— REQUEST —
Print the listing as it stands, omitting all images.

>> BEGIN COLLECTED MATERIAL

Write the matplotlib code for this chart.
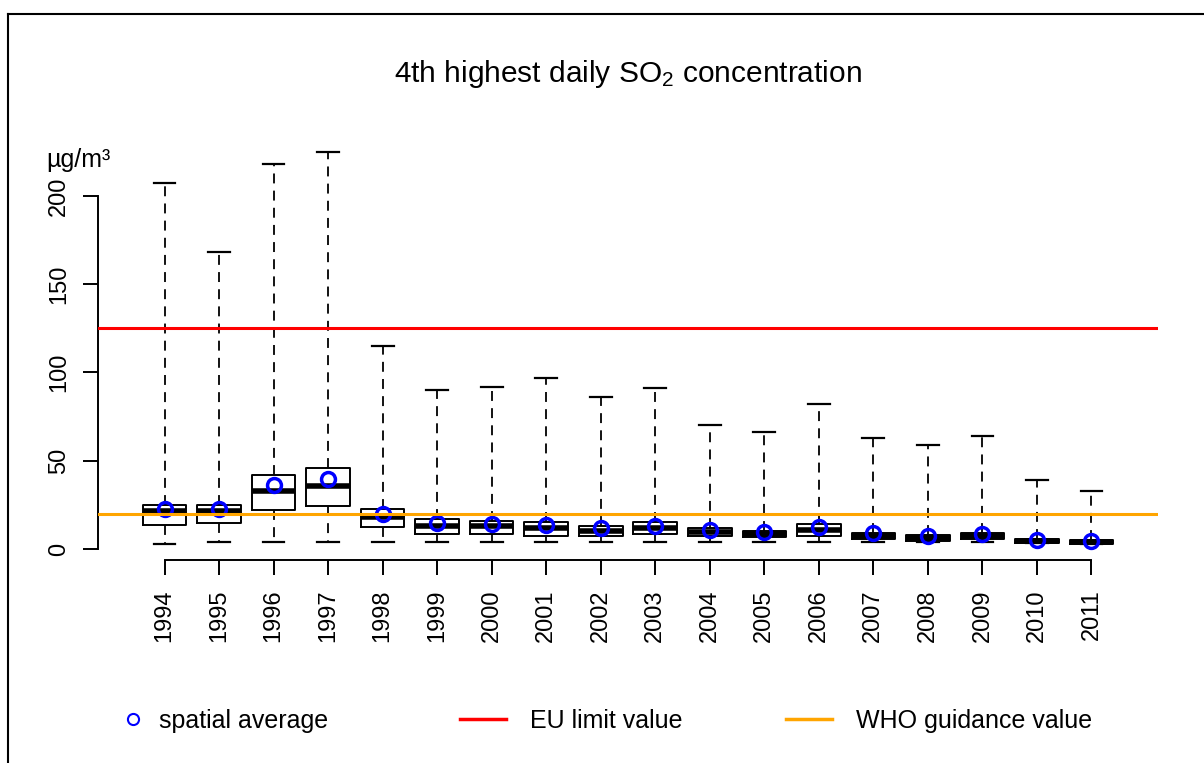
import matplotlib
matplotlib.use("Agg")
import matplotlib.pyplot as plt
from matplotlib.lines import Line2D

plt.rcParams["font.family"] = ["Liberation Sans", "DejaVu Sans"]
plt.rcParams["mathtext.default"] = "regular"

# values (ug/m3)
years = list(range(1994, 2012))
whis_hi = [207, 168, 218, 225, 115, 90, 92, 97, 86, 91, 70, 66, 82, 63, 59, 64, 39, 33]
q3 = [24.9, 24.9, 41.9, 45.7, 22.7, 17.0, 15.9, 15.1, 13.0, 15.1, 11.9, 10.4, 14.0, 9.2, 8.1, 8.9, 5.8, 5.1]
medians = [21.7, 21.7, 32.9, 35.9, 18.0, 13.0, 12.9, 11.7, 10.4, 12.1, 9.8, 8.5, 10.8, 7.4, 6.4, 7.4, 4.7, 4.0]
q1 = [13.6, 14.6, 21.9, 24.5, 12.6, 8.7, 8.5, 7.4, 7.6, 8.7, 7.6, 6.6, 7.6, 5.5, 4.5, 5.5, 3.6, 3.0]
whis_lo = [2.8, 3.8, 3.8, 3.8, 3.8, 4.0, 4.0, 4.0, 4.0, 4.0, 4.0, 4.0, 4.0, 4.0, 4.0, 4.0, 3.2, 2.8]
means = [22.5, 22.5, 36.1, 39.5, 19.7, 14.6, 14.3, 13.4, 11.9, 13.2, 10.6, 9.6, 12.3, 9.2, 7.4, 8.7, 5.1, 4.7]
eu_limit = 125
who_guide = 20

stats = []
for i in range(len(years)):
    stats.append({"label": str(years[i]), "med": medians[i], "q1": q1[i], "q3": q3[i],
                  "whislo": whis_lo[i], "whishi": whis_hi[i], "mean": means[i], "fliers": []})

fig = plt.figure(figsize=(12.04, 7.63), dpi=100)
ax = fig.add_axes([98 / 1204, 203 / 763, 1060 / 1204, 426 / 763])

ax.bxp(stats, positions=range(1, len(years) + 1), widths=0.8, showmeans=True,
       boxprops=dict(color="black", linewidth=1.4),
       medianprops=dict(color="black", linewidth=4, solid_capstyle="butt"),
       whiskerprops=dict(color="black", linewidth=1.3, linestyle=(0, (5.5, 4))),
       capprops=dict(color="black", linewidth=1.6),
       capwidths=0.4,
       meanprops=dict(marker="o", markerfacecolor="none", markeredgecolor="blue",
                      markersize=10, markeredgewidth=2.5), zorder=2)

ax.axhline(eu_limit, color="red", linewidth=2.2, zorder=3)
ax.axhline(who_guide, color="orange", linewidth=2.2, zorder=3)

ax.set_xlim(-0.22, 19.22)
ax.set_ylim(-6.2, 235)
for s in ["top", "right"]:
    ax.spines[s].set_visible(False)
ax.spines["left"].set_bounds(0, 200)
ax.spines["bottom"].set_bounds(1, 18)
for s in ["left", "bottom"]:
    ax.spines[s].set_linewidth(1.4)
ax.set_yticks([0, 50, 100, 150, 200])
ax.set_xticks(range(1, len(years) + 1))
ax.set_xticklabels([str(y) for y in years], rotation=90)
ax.tick_params(axis="y", labelrotation=90, length=11, width=1.4, pad=9, labelsize=17)
ax.tick_params(axis="x", length=11, width=1.4, pad=10, labelsize=17)
for lab in ax.get_yticklabels():
    lab.set_verticalalignment("center")

fig.text(628 / 1204, 1 - 74 / 763, "4th highest daily SO$_2$ concentration",
         ha="center", va="center", fontsize=21.5)
fig.text(46 / 1204, 1 - 160 / 763, "µg/m³", ha="left", va="center", fontsize=18)

# legend row under the chart
h1 = Line2D([], [], marker="o", linestyle="none", markerfacecolor="none",
            markeredgecolor="blue", markersize=8, markeredgewidth=1.5)
h2 = Line2D([], [], color="red", linewidth=2.5)
h3 = Line2D([], [], color="orange", linewidth=2.5)
leg_y = 1 - 721 / 763
for h, lab, x0, hl, tp in [(h1, "spatial average", 125, 0.6, 0.75),
                           (h2, "EU limit value", 460, 1.84, 0.95),
                           (h3, "WHO guidance value", 786, 1.84, 0.95)]:
    fig.legend([h], [lab], loc="center left", bbox_to_anchor=(x0 / 1204, leg_y),
               frameon=False, fontsize=18, handlelength=hl, handletextpad=tp,
               borderpad=0, borderaxespad=0)

fig.add_artist(Line2D([8 / 1204, 8 / 1204], [0, 1 - 14 / 763], color="black",
                      linewidth=1.5, transform=fig.transFigure))
fig.add_artist(Line2D([8 / 1204, 1], [1 - 14 / 763, 1 - 14 / 763], color="black",
                      linewidth=1.5, transform=fig.transFigure))

fig.savefig("out.png", dpi=100, facecolor="white")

>> END COLLECTED MATERIAL

— EXERCISE SOLUTION —
Write the matplotlib code for this chart.
import matplotlib
matplotlib.use("Agg")
import matplotlib.pyplot as plt
from matplotlib.lines import Line2D

plt.rcParams["font.family"] = ["Liberation Sans", "DejaVu Sans"]
plt.rcParams["mathtext.default"] = "regular"

# values (ug/m3)
years = list(range(1994, 2012))
whis_hi = [207, 168, 218, 225, 115, 90, 92, 97, 86, 91, 70, 66, 82, 63, 59, 64, 39, 33]
q3 = [24.9, 24.9, 41.9, 45.7, 22.7, 17.0, 15.9, 15.1, 13.0, 15.1, 11.9, 10.4, 14.0, 9.2, 8.1, 8.9, 5.8, 5.1]
medians = [21.7, 21.7, 32.9, 35.9, 18.0, 13.0, 12.9, 11.7, 10.4, 12.1, 9.8, 8.5, 10.8, 7.4, 6.4, 7.4, 4.7, 4.0]
q1 = [13.6, 14.6, 21.9, 24.5, 12.6, 8.7, 8.5, 7.4, 7.6, 8.7, 7.6, 6.6, 7.6, 5.5, 4.5, 5.5, 3.6, 3.0]
whis_lo = [2.8, 3.8, 3.8, 3.8, 3.8, 4.0, 4.0, 4.0, 4.0, 4.0, 4.0, 4.0, 4.0, 4.0, 4.0, 4.0, 3.2, 2.8]
means = [22.5, 22.5, 36.1, 39.5, 19.7, 14.6, 14.3, 13.4, 11.9, 13.2, 10.6, 9.6, 12.3, 9.2, 7.4, 8.7, 5.1, 4.7]
eu_limit = 125
who_guide = 20

stats = []
for i in range(len(years)):
    stats.append({"label": str(years[i]), "med": medians[i], "q1": q1[i], "q3": q3[i],
                  "whislo": whis_lo[i], "whishi": whis_hi[i], "mean": means[i], "fliers": []})

fig = plt.figure(figsize=(12.04, 7.63), dpi=100)
ax = fig.add_axes([98 / 1204, 203 / 763, 1060 / 1204, 426 / 763])

ax.bxp(stats, positions=range(1, len(years) + 1), widths=0.8, showmeans=True,
       boxprops=dict(color="black", linewidth=1.4),
       medianprops=dict(color="black", linewidth=4, solid_capstyle="butt"),
       whiskerprops=dict(color="black", linewidth=1.3, linestyle=(0, (5.5, 4))),
       capprops=dict(color="black", linewidth=1.6),
       capwidths=0.4,
       meanprops=dict(marker="o", markerfacecolor="none", markeredgecolor="blue",
                      markersize=10, markeredgewidth=2.5), zorder=2)

ax.axhline(eu_limit, color="red", linewidth=2.2, zorder=3)
ax.axhline(who_guide, color="orange", linewidth=2.2, zorder=3)

ax.set_xlim(-0.22, 19.22)
ax.set_ylim(-6.2, 235)
for s in ["top", "right"]:
    ax.spines[s].set_visible(False)
ax.spines["left"].set_bounds(0, 200)
ax.spines["bottom"].set_bounds(1, 18)
for s in ["left", "bottom"]:
    ax.spines[s].set_linewidth(1.4)
ax.set_yticks([0, 50, 100, 150, 200])
ax.set_xticks(range(1, len(years) + 1))
ax.set_xticklabels([str(y) for y in years], rotation=90)
ax.tick_params(axis="y", labelrotation=90, length=11, width=1.4, pad=9, labelsize=17)
ax.tick_params(axis="x", length=11, width=1.4, pad=10, labelsize=17)
for lab in ax.get_yticklabels():
    lab.set_verticalalignment("center")

fig.text(628 / 1204, 1 - 74 / 763, "4th highest daily SO$_2$ concentration",
         ha="center", va="center", fontsize=21.5)
fig.text(46 / 1204, 1 - 160 / 763, "µg/m³", ha="left", va="center", fontsize=18)

# legend row under the chart
h1 = Line2D([], [], marker="o", linestyle="none", markerfacecolor="none",
            markeredgecolor="blue", markersize=8, markeredgewidth=1.5)
h2 = Line2D([], [], color="red", linewidth=2.5)
h3 = Line2D([], [], color="orange", linewidth=2.5)
leg_y = 1 - 721 / 763
for h, lab, x0, hl, tp in [(h1, "spatial average", 125, 0.6, 0.75),
                           (h2, "EU limit value", 460, 1.84, 0.95),
                           (h3, "WHO guidance value", 786, 1.84, 0.95)]:
    fig.legend([h], [lab], loc="center left", bbox_to_anchor=(x0 / 1204, leg_y),
               frameon=False, fontsize=18, handlelength=hl, handletextpad=tp,
               borderpad=0, borderaxespad=0)

fig.add_artist(Line2D([8 / 1204, 8 / 1204], [0, 1 - 14 / 763], color="black",
                      linewidth=1.5, transform=fig.transFigure))
fig.add_artist(Line2D([8 / 1204, 1], [1 - 14 / 763, 1 - 14 / 763], color="black",
                      linewidth=1.5, transform=fig.transFigure))

fig.savefig("out.png", dpi=100, facecolor="white")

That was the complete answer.